自然に学ぶ研究事例
第81回 最終回 | 鳥類の免疫システムに学ぶ抗体生産 |
鳥類の免疫細胞では、1個の遺伝子の配列が他の配列に置き換えられるジーンコンバージョンによって、さまざまな種類の抗体を自律的に生産している。ニワトリ免疫細胞由来のDT40を培養し、この仕組みを試験管内で実現することで、多様な抗体を短時間で生産可能になった。写真はイメージ。
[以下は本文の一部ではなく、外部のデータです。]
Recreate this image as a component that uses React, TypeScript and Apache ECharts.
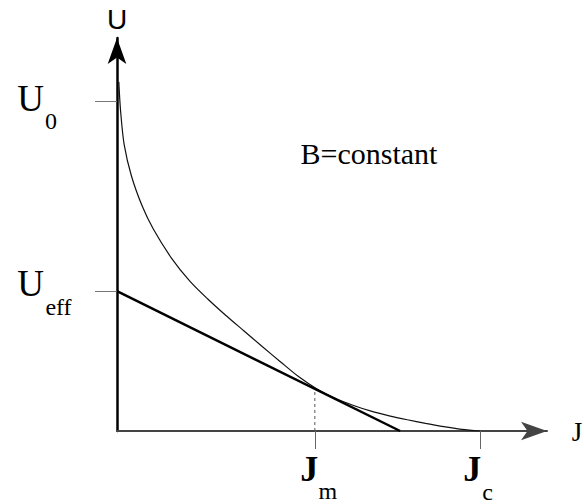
import React, { useEffect, useRef } from "react";
import * as echarts from "echarts";

// Curve U(J) at constant B (arbitrary units: Jc = 1, U0 = 1)
const curveJ = [0.005, 0.01, 0.02, 0.04, 0.07, 0.10, 0.15, 0.20, 0.25, 0.30, 0.35, 0.40, 0.45, 0.50, 0.55, 0.60, 0.65, 0.70, 0.75, 0.80, 0.85, 0.90, 0.95, 1.00];
const curveU = [1.058, 0.968, 0.866, 0.772, 0.680, 0.612, 0.524, 0.455, 0.400, 0.350, 0.303, 0.256, 0.210, 0.165, 0.128, 0.100, 0.078, 0.060, 0.046, 0.034, 0.023, 0.013, 0.005, 0];

// Tangent line (effective barrier)
const tangentJ = [0, 0.78];
const tangentU = [0.424, 0];

// Characteristic values
const U0 = 1.0;
const Ueff = 0.424;
const Jm = 0.545;
const Jc = 1.0;
const UatJm = 0.13;

// Axis extents
const xMax = 1.1846;
const yMax = 1.1909;

const xTicks = [Jm, Jc];
const yTicks = [U0, Ueff];
const xTickMain = ["J", "J"];
const xTickSub = ["m", "c"];
const yTickMain = ["U", "U"];
const yTickSub = ["0", "eff"];
const xName = "J";
const yName = "U";
const annotation = "B=constant";
const annotationAt = [0.5014, 0.841];

const serif = "Liberation Serif";

export default function App() {
  const ref = useRef<HTMLDivElement>(null);
  useEffect(() => {
    if (!ref.current) return;
    const chart = echarts.init(ref.current, null, { renderer: "svg" });
    const curve = curveJ.map((j, i) => [j, curveU[i]]);
    const tangent = tangentJ.map((j, i) => [j, tangentU[i]]);

    const mainOffsetsY = [[-86.5, -2], [-86.5, -7.5]];
    const subOffsetsY = [[-66, 20], [-58.5, 16]];
    const mainOffsetsX = [[-5.6, 38], [-7.8, 38]];
    const subOffsetsX = [[13, 60], [7.5, 61]];

    const base = { color: "#000", fontFamily: serif, opacity: 1 };
    const labelData: any[] = [];
    yTicks.forEach((v, i) => {
      labelData.push({
        value: [0, v],
        label: { ...base, formatter: yTickMain[i], offset: mainOffsetsY[i], fontSize: 37 },
      });
      labelData.push({
        value: [0, v],
        label: { ...base, formatter: yTickSub[i], offset: subOffsetsY[i], fontSize: 24 },
      });
    });
    xTicks.forEach((v, i) => {
      labelData.push({
        value: [v, 0],
        label: { ...base, formatter: xTickMain[i], offset: mainOffsetsX[i], fontSize: 36, fontWeight: "bold" },
      });
      labelData.push({
        value: [v, 0],
        label: { ...base, formatter: xTickSub[i], offset: subOffsetsX[i], fontSize: 24 },
      });
    });
    // x-axis name at the arrow tip
    labelData.push({
      value: [xMax, 0],
      label: { ...base, fontFamily: "Times New Roman", formatter: xName, offset: [30, 1], fontSize: 27 },
    });
    // annotation
    labelData.push({
      value: annotationAt,
      label: {
        ...base,
        formatter: "{b|" + annotation + "}",
        offset: [70, 0],
        rich: { b: { fontFamily: serif, fontSize: 30, color: "#000" } },
      },
    });

    chart.setOption({
      animation: false,
      backgroundColor: "#fff",
      grid: { left: 117, right: 37, top: 38, bottom: 73 },
      xAxis: {
        type: "value",
        min: 0,
        max: xMax,
        splitLine: { show: false },
        axisLine: {
          show: true,
          symbol: ["none", "arrow"],
          symbolSize: [14, 26],
          lineStyle: { color: "#444", width: 2 },
        },
        axisTick: { show: true, customValues: xTicks, length: 18, lineStyle: { color: "#666", width: 1 } },
        axisLabel: { show: false },
      },
      yAxis: {
        type: "value",
        min: 0,
        max: yMax,
        splitLine: { show: false },
        name: yName,
        nameLocation: "end",
        nameGap: 19,
        nameTextStyle: { fontFamily: "Liberation Sans", fontSize: 28, color: "#000", align: "center", verticalAlign: "middle" },
        axisLine: {
          show: true,
          symbol: ["none", "arrow"],
          symbolSize: [14, 26],
          lineStyle: { color: "#000", width: 2.5 },
        },
        axisTick: { show: true, customValues: yTicks, length: 22, lineStyle: { color: "#777", width: 1 } },
        axisLabel: { show: false },
      },
      series: [
        {
          type: "line",
          data: curve,
          smooth: 0.3,
          showSymbol: false,
          lineStyle: { color: "#111", width: 1.2 },
          z: 3,
        },
        {
          type: "line",
          data: tangent,
          showSymbol: false,
          lineStyle: { color: "#000", width: 2.5 },
          z: 4,
        },
        {
          type: "line",
          data: [[Jm, 0], [Jm, UatJm]],
          showSymbol: false,
          lineStyle: { color: "#555", width: 1, type: [3, 3] },
          z: 2,
        },
        {
          type: "scatter",
          data: labelData,
          symbolSize: 1,
          silent: true,
          itemStyle: { color: "rgba(0,0,0,0)", opacity: 1 },
          label: { show: true, position: "inside", color: "#000", align: "center", verticalAlign: "middle" },
          clip: false,
          z: 5,
        },
      ],
    });
    return () => chart.dispose();
  }, []);
  return <div ref={ref} style={{ position: "fixed", left: 0, top: 0, width: 584, height: 504 }} />;
}
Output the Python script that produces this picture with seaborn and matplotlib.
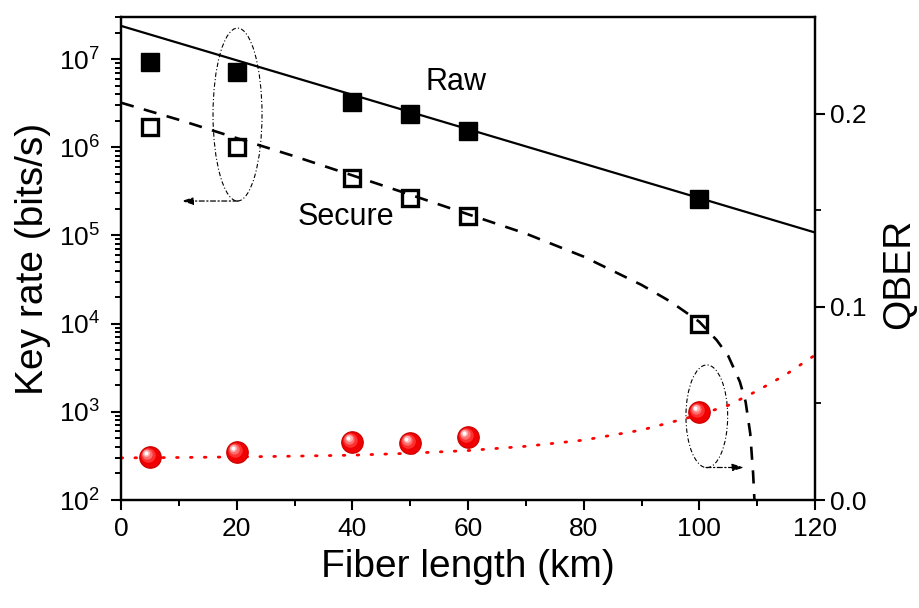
import matplotlib
matplotlib.use('Agg')
import matplotlib.pyplot as plt
import matplotlib.transforms as mtransforms
import seaborn as sns
from matplotlib.patches import Ellipse
from matplotlib.transforms import offset_copy
from matplotlib.ticker import (FixedLocator, LogFormatterMathtext,
                               FormatStrFormatter, NullFormatter)

# ---------------- data ----------------
length_pts = [5, 20, 40, 50, 60, 100]
raw_rate = [9.3e6, 7.1e6, 3.3e6, 2.4e6, 1.53e6, 2.6e5]
secure_rate = [1.68e6, 1.02e6, 4.46e5, 2.65e5, 1.66e5, 1.0e4]
qber_pts = [0.0223, 0.0249, 0.0301, 0.0296, 0.0327, 0.0457]

raw_fit_length = [0, 120]
raw_fit_rate = [2.38e7, 1.08e5]

secure_fit_length = [0, 10, 20, 30, 40, 50, 60, 70, 80, 90, 95, 100, 103, 105,
                     107, 108, 108.8, 109.3, 109.6]
secure_fit_rate = [3.2e6, 2.05e6, 1.27e6, 7.9e5, 4.8e5, 2.9e5, 1.74e5, 1.05e5,
                   5.75e4, 2.75e4, 1.78e4, 1.05e4, 6.5e3, 4.3e3, 2.2e3, 1.3e3,
                   5.7e2, 2.0e2, 8.0e1]

qber_fit_length = [0, 10, 20, 30, 40, 50, 60, 70, 80, 90, 100, 105, 110, 115, 120]
qber_fit = [0.0218, 0.0220, 0.0223, 0.0227, 0.0232, 0.0242, 0.0256, 0.0278,
            0.0310, 0.0362, 0.0441, 0.0490, 0.0565, 0.0650, 0.0750]

x_ticks = [0, 20, 40, 60, 80, 100, 120]
x_minor_ticks = [10, 30, 50, 70, 90, 110]
rate_ticks = [1e2, 1e3, 1e4, 1e5, 1e6, 1e7]
rate_minor_ticks = [k * d for d in [1e2, 1e3, 1e4, 1e5, 1e6, 1e7]
                    for k in [2, 3, 4, 5, 6, 7, 8, 9] if k * d <= 3e7]
qber_ticks = [0.0, 0.1, 0.2]
qber_minor_ticks = [0.05, 0.15]

# ---------------- style ----------------
sns.set_style('ticks')
plt.rcParams['font.family'] = ['Liberation Sans', 'DejaVu Sans']
plt.rcParams['mathtext.fontset'] = 'custom'
plt.rcParams['mathtext.rm'] = 'Liberation Sans'
plt.rcParams['mathtext.it'] = 'Liberation Sans:italic'
plt.rcParams['mathtext.bf'] = 'Liberation Sans:bold'
plt.rcParams['axes.linewidth'] = 1.6
for k in ['text.color', 'axes.labelcolor', 'xtick.color', 'ytick.color',
          'axes.edgecolor', 'xtick.labelcolor', 'ytick.labelcolor']:
    plt.rcParams[k] = 'black'
plt.rcParams['xtick.minor.size'] = 4.5
plt.rcParams['ytick.minor.size'] = 4.5
plt.rcParams['xtick.minor.width'] = 1.3
plt.rcParams['ytick.minor.width'] = 1.3
plt.rcParams['xtick.major.size'] = 7
plt.rcParams['ytick.major.size'] = 7
plt.rcParams['xtick.major.width'] = 1.5
plt.rcParams['ytick.major.width'] = 1.5
plt.rcParams['xtick.labelsize'] = 19
plt.rcParams['ytick.labelsize'] = 19

rect = [121 / 919, 1 - 500 / 608, 694 / 919, 483 / 608]
fig = plt.figure(figsize=(9.19, 6.08), dpi=100)
ax = fig.add_axes(rect)
ax2 = ax.twinx()

ax.set_yscale('log')

# fitted / theory curves
sns.lineplot(x=raw_fit_length, y=raw_fit_rate, ax=ax, color='black', lw=1.6)
sns.lineplot(x=secure_fit_length, y=secure_fit_rate, ax=ax, color='black', lw=1.9,
             sort=False, estimator=None)
ax.lines[-1].set_dashes((5, 4))

# data markers
ax.plot(length_pts, raw_rate, ls='none', marker='s', ms=13, color='black')
ax.plot(length_pts, secure_rate, ls='none', marker='s', ms=11.5, mfc='none',
        mec='black', mew=2.4)

# QBER
sns.lineplot(x=qber_fit_length, y=qber_fit, ax=ax2, color='red', lw=2.0)
ax2.lines[-1].set_dashes((0.6, 4.4))
ax2.lines[-1].set_dash_capstyle('round')

sns.scatterplot(x=length_pts, y=qber_pts, ax=ax2, s=240, color='#f00000',
                edgecolor='#c80000', linewidth=0.8, zorder=5)
for dx, dy, s, c in [(-1.5, 1.5, 110, '#ff3030'), (-2.2, 2.2, 55, '#ff7070'),
                     (-2.6, 2.6, 25, '#ffb0b0'), (-2.8, 2.8, 8, '#ffffff')]:
    tr = offset_copy(ax2.transData, fig=fig, x=dx, y=dy, units='points')
    ax2.scatter(length_pts, qber_pts, s=s, color=c, linewidths=0, transform=tr,
                zorder=6)

# ---------------- axes ----------------
ax.set_xlim(0, 120)
ax.set_ylim(1e2, 3e7)
ax2.set_ylim(0, 0.25)

ax.xaxis.set_major_locator(FixedLocator(x_ticks))
ax.xaxis.set_minor_locator(FixedLocator(x_minor_ticks))
ax.yaxis.set_major_locator(FixedLocator(rate_ticks))
ax.yaxis.set_minor_locator(FixedLocator(rate_minor_ticks))
ax.yaxis.set_major_formatter(LogFormatterMathtext())
ax.yaxis.set_minor_formatter(NullFormatter())
ax.xaxis.set_minor_formatter(NullFormatter())

ax2.yaxis.set_major_locator(FixedLocator(qber_ticks))
ax2.yaxis.set_minor_locator(FixedLocator(qber_minor_ticks))
ax2.yaxis.set_major_formatter(FormatStrFormatter('%.1f'))
ax2.yaxis.set_minor_formatter(NullFormatter())

ax.tick_params(axis='y', which='major', pad=8)
ax.tick_params(axis='x', which='major', pad=5)
ax2.tick_params(axis='y', which='major', pad=4)
ax.tick_params(axis='x', which='minor', bottom=True, top=False)
ax.tick_params(axis='y', which='minor', left=True, right=False)

for s in ax.spines.values():
    s.set_visible(True)
    s.set_linewidth(1.6)
    s.set_color('black')
for s in ax2.spines.values():
    s.set_linewidth(1.6)
    s.set_color('black')

# explicit outward minor tick marks on the left (log) and bottom axes
minor_len_px = 6.0
trans_y = mtransforms.blended_transform_factory(ax.transAxes, ax.transData)
trans_x = mtransforms.blended_transform_factory(ax.transData, ax.transAxes)
for v in rate_minor_ticks:
    ax.plot([0, -minor_len_px / 694], [v, v], transform=trans_y, color='black',
            lw=1.3, solid_capstyle='butt', clip_on=False, zorder=10)
for v in x_minor_ticks:
    ax.plot([v, v], [0, -minor_len_px / 483], transform=trans_x, color='black',
            lw=1.3, solid_capstyle='butt', clip_on=False, zorder=10)

ax.set_xlabel('Fiber length (km)', fontsize=28, labelpad=6)
ax.set_ylabel('Key rate (bits/s)', fontsize=28, labelpad=6)
ax2.set_ylabel('QBER', fontsize=28)
ax2.yaxis.set_label_coords(1.096, 0.468)

# ---------------- annotations ----------------
ax.text(57.9, 5.5e6, 'Raw', fontsize=22, ha='center', va='center')
ax.text(38.9, 1.6e5, 'Secure', fontsize=22, ha='center', va='center')

dd = (0, (4, 2, 1, 2))
ax.add_patch(Ellipse((0.1679, 0.798), 0.0706, 0.358, transform=ax.transAxes,
                     fill=False, ls=dd, lw=0.8, ec='black'))
ax.add_patch(Ellipse((0.8441, 0.1733), 0.0601, 0.2126, transform=ax.transAxes,
                     fill=False, ls=dd, lw=0.8, ec='black'))
arrow_kw = dict(arrowstyle='-|>,head_length=0.7,head_width=0.22', ls=dd, lw=0.9,
                color='black', shrinkA=0, shrinkB=0)
ax.annotate('', xy=(0.0872, 0.619), xytext=(0.1686, 0.619), xycoords='axes fraction',
            textcoords='axes fraction', arrowprops=arrow_kw)
ax.annotate('', xy=(0.8977, 0.0673), xytext=(0.843, 0.0673), xycoords='axes fraction',
            textcoords='axes fraction', arrowprops=arrow_kw)

fig.savefig('out.png', dpi=100)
副作用がほとんどなく、薬効が長期にわたって持続するなどの利点から、近年、抗体医薬が注目され、さまざまなガンや免疫不全用の治療薬が開発されています。抗体は、高等動物がウイルスなどの外敵を無害化したり殺傷したりするために自らの体内で生産するタンパク質で、数千万〜1億種類あると言われています。しかし、すべての抗体の遺伝子がもともと体内にあるわけではなく、免疫細胞で遺伝子の再編(ジーンコンバージョン)が行われ、抗インフルエンザウイルス、抗エイズウイルスなどさまざまなパターンの抗体がつくられているのです。
特に、鳥類でこの免疫システムが発達しており、その遺伝子再編のメカニズムに注目し、それを再現する研究が行われてきました。そして、ニワトリの免疫細胞から発見されたDT40細胞を利用して、生体内での抗体生産システムを試験管内で実現することに世界で初めて成功し、すでに実用化されています。
従来の方法ではワクチンを打って抗体ができるのを待つため、抗体の生産には数カ月以上かかっていました。ところがこのシステムを利用すると、生産時間をわずか1、2週間に短縮できます。最近の研究で、トリ型抗体からヒト型抗体を自動的につくる技術も確立されました。たとえば、インフルエンザなどのワクチンは、無毒化した病原菌を体内に入れて抗体をつくる予防薬です。一方、抗体医薬はすでに発症した患者の治療薬として利用でき、その実現に向けた研究が進んでいます。
また、ダイオキシンなど環境ホルモンのモニタリング用の抗体や、酵素活性をもたせることで有害物質を分解したりできる抗体など、新規な抗体生産の研究も行われています。生体物質である抗体は、医療の進歩のみならず、さまざまな分野に貢献する大きな可能性を秘めているのです。